We followed her through the doorway but walked only a little ways through the corridor before she took us out a door and onto the grounds. A few hundred yards or so ahead there were two huge weeping willow trees, and between them, in the shade, we could see my mother seated before an easel, painting. She had her back to us.
"I'll send someone out to fetch you all for lunch, probably my head nurse, Lila Mills," she said as we walked toward the trees.
"It's very peaceful here, beautiful actually," Aunt Zipporah said.
"Yes. Meditative, conducive to mental health," she added with a playful smile. She winked at me, and then she paused and we stopped.
"Something wrong?" Aunt Zipporah asked.
"No. I just wanted to direct myself to you, Alice, for a moment. It will be difficult for you to understand, but she might not pay much attention to you. Whatever does block her memory might block her awareness of you. Don't get upset if she ignores you entirely."
"Okay," I said, and then after a moment I added, perhaps too harshly, "she's ignored me all my life. Why should I get upset now?"

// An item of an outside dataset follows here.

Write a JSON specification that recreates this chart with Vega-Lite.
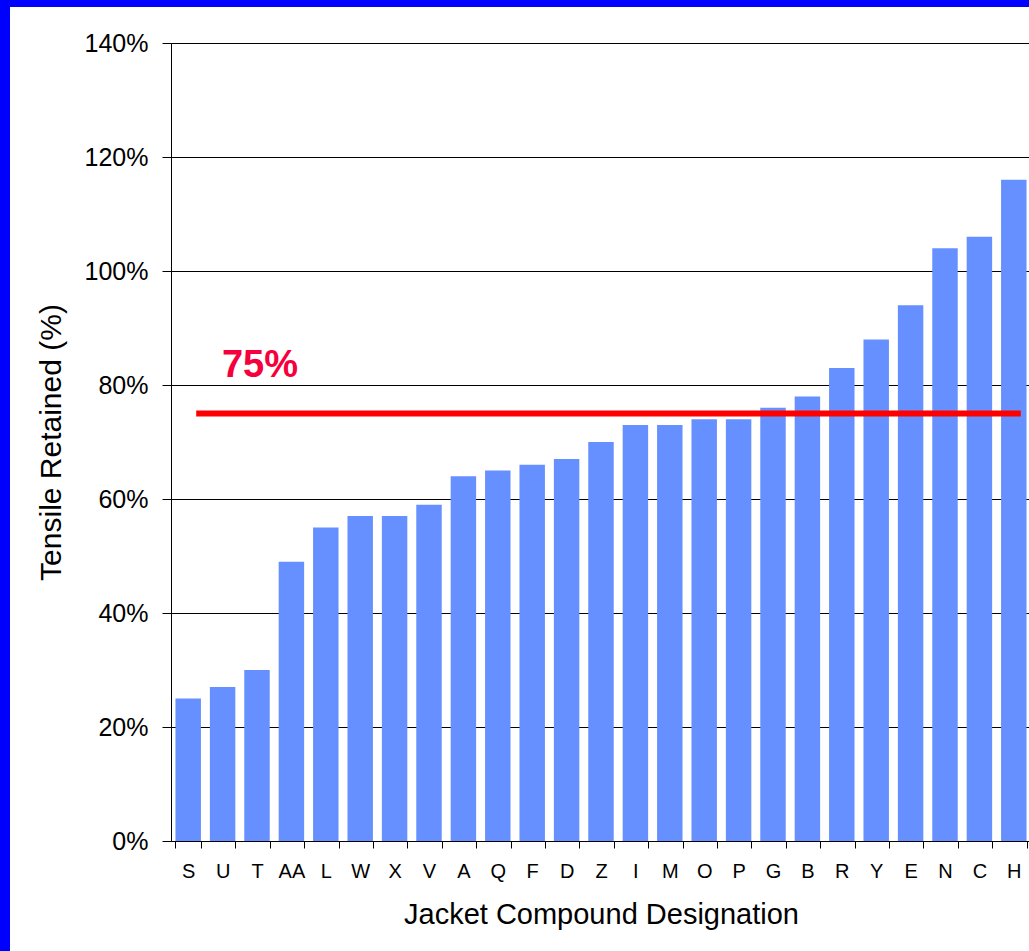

Dr. Simons didn't smile. She nodded and continued walking.
"Karen, dear," she called as we drew closer. "You have visitors."
My mother turned very slowly and looked our way. It was truly as if her mind, which had stopped time for her, had been able to stop aging for her as well. She looked more like my sister than my mother. I thought she could be stepping out of one of the pictures I had seen of her and Aunt Zipporah. She held her paintbrush up and then put it down and rose, smiling.
"Zipporah? Is that you?" she asked.
Dr. Simons smiled at us.
"You'll be fine," she said. "Enjoy your visit."
She touched my arm as she started back toward the building and left the three of us alone.
"Yes, Karen. How are you?" Aunt Zipporah asked her.
"I'm great. You look tired though, Zipporah. Have you been up all night studying for some stupid test?"
She turned to me, holding her smile. She ran her gaze over my face and then turned back to Karen.
"You've got to tell me everything that's been going on. Don't leave out a detail, no matter how small it might seem or insignificant. You never saw the importance of the little things like I did anyway. Oh, I have no more chairs here. Do you mind if we all sat on the grass? It's beautiful grass. They take such care of the property, don't you think? Well?" she followed before Aunt Zipporah could respond. My mother's burst of verbal energy was too
overwhelming. We both simply stared at her.
I recalled a conversation I once had with my science teacher last year. We were talking about what was known about memory, and he spoke about dogs and how their owners could leave them for days, even years, and when they returned to them, how the dog would behave as if they had been gone only minutes. "They don't have the sense of time passage we have," he said.
Was that what my mother had lost, her sense of time passage? Couldn't she see how much older Aunt Zipporah looked? How could she think she had just come from school? And what about me? Where did that put me?